Dylan Bundy, SP, BAL -
Bundy has made a pair of spectacular rehab starts, tossing 10 innings of one-run ball with a 15:1 K:BB. Expect him to make at least three more starts before the Orioles consider putting him in their rotation, but it looks more and more like he could have a fantasy impact as early as July.
Kris Bryant, 3B, CHC -
There's no indication a callup is imminent, but Bryant has homered five times in six games since his promotion to Triple-A, giving him 27 this season. Yeah, he'll strike out a bit, but look for an immediate impact, potentially sometime next month.
Addison Russell, SS, OAK -
If not for a hamstring injury that has limited him to 40 at-bats all year, Russell may already be in the big leagues. If he can get another few weeks of at-bats under his belt, Russell's talent could have him in Oakland as early as the first part of August.
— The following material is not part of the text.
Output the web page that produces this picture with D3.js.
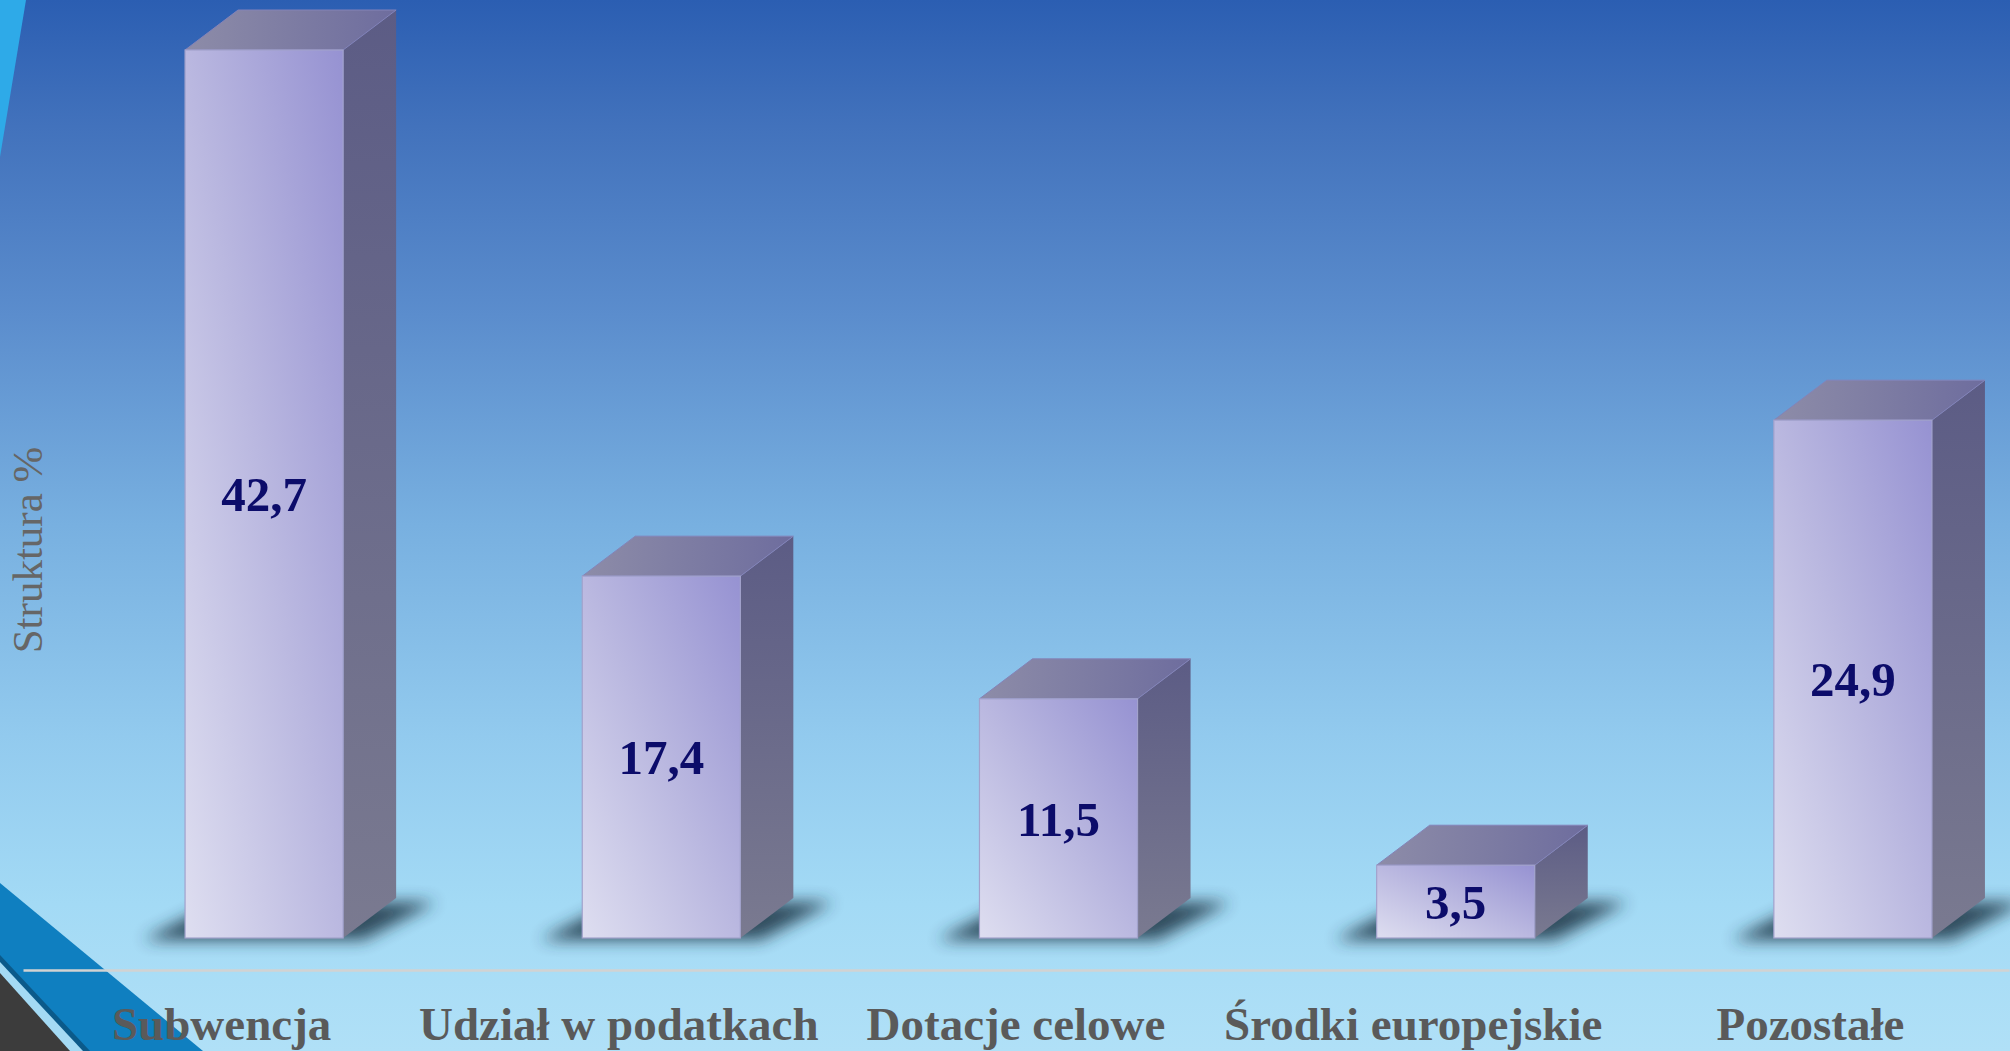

Mookie Betts, 2B/OF, BOS -
Betts has hit .372 in his last 10 games, giving him a .346/.432/.957 line this season. With 28 steals, he could be fantasy gold as early as July should the Red Sox choose to make room for him. He's a second baseman by trade, but that position is occupied in Boston, so the organization is looking at him in the outfield.
Christian Bethancourt, C, ATL -
Rumors of a promotion have yet to come to fruition, but it's only a matter of time. Bethancourt's glove is well ahead of his bat, but he is batting .314 in 19 games this month, so making him the starting catcher while moving Evan Gattis
to the outfield makes sense. Look for him in July.
Taijuan Walker, SP, SEA -
Walker has 29 strikeouts in 30.2 Triple-A innings since returning from a sore shoulder. He has struggled with control -- nine walks in his first 21.2 innings (3.74 BB/9) -- but walked just one in a four-hit shutout Tuesday. He's also given up six home runs. His upside remains a solid No. 2 to Felix Hernandez
's No. 1, but that may not happen until next year. Given the missed time and control issues, I'm not optimistic for 2014.
Henry Owens, SP, BOS -
The 6-foot-5 left-hander has surged to top-50 prospect status this year with a 1.99 ERA and 89:35 K:BB in 86 innings. Batters are hitting just .178 against him, so if he can do a better job controlling the walks (3.1 BB/9 in last seven starts), Owens could push his way to the big leagues in August.
Jonathan Gray, SP, COL -
A 2013 No. 3 overall pick, Gray is next in line once the Rockies need to pull another starter from the minors. He's been up and down a bit lately, but Gray offers top-of-the-rotation upside, even in Colorado.